17. In making its decision at a rehearing, the First-tier Tribunal may adopt, or incorporate by reference, the findings made by the previous tribunal as a way of recording its conclusions. That is merely a matter of convenience. It must also take account of the evidence that was before that tribunal, whether or not given orally, and may find it more reliable as being more contemporaneous. That is part of its duty to take account of the evidence as a whole. But what the tribunal must not do is to regard itself as bound by the earlier tribunal’s conclusions or to treat them as effectively approved by the Upper Tribunal’s decision directing the rehearing.
18. I have considered whether the tribunal was merely adopting the convenient shorthand of explaining why it had reached the same conclusion as the previous tribunals. There are passages in the reasons that support that approach. However, the reasons as a whole put the matter beyond doubt. That is not what the tribunal was doing. Paragraph 15 in particular makes it clear that the tribunal’s reasoning was, at least in part, based on a fallacious approach to the decisions of Judge Jupp and Judge Humphrey.

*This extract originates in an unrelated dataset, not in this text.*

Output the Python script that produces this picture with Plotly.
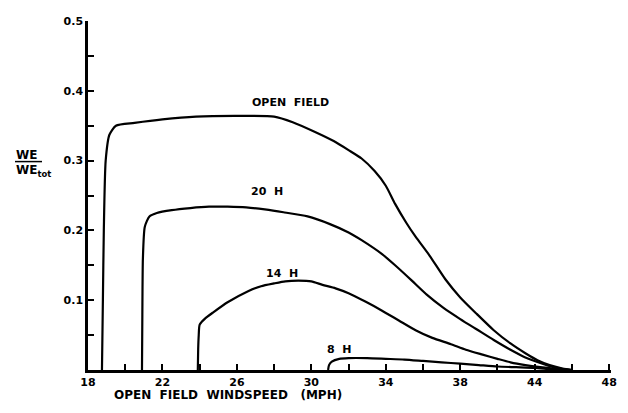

19. This is fundamental to the First-tier Tribunal’s function. It has to decide afresh the issues that were before the decision-maker. As a practical matter, it may limit itself to the issues put to it by the parties. That is authorised by section 12(8)(a) of the Social Security Act 1998:
12 Appeal to First-tier Tribunal
…
(8) In deciding an appeal under this section, the First-tier Tribunal-
(a) need not consider any issue that is not raised by the appeal; …
As the Tribunal of Commissioners in R(IB) 2/04 said at [32], that provision confers on the tribunal a discretion as to the extent to which it exercises its inquisitorial role, but it is a discretion that has to be exercised judicially. Treating an issue as outside its inquisitorial role by reference to fallacious reasoning from decisions of the Upper Tribunal is not a proper judicial exercise of its discretion.
20. This is a small matter. The judge wrote: ‘The Tribunal had in mind the decision in CDLA/528/2010.’ I do not know what that means. I have checked the database and there was such a case, but the Upper Tribunal refused permission to appeal. It may be that the judge has used the wrong number. Or it may be that what ‘The Tribunal had in mind’ was something that was said in the reasons for refusal. Whatever it was, it must have been something important; otherwise the judge would not have troubled to mention the case. I do not know what those reasons are and the judge did not say how this case was relevant. In those circumstances, the reasons fail to explain the tribunal’s reasoning.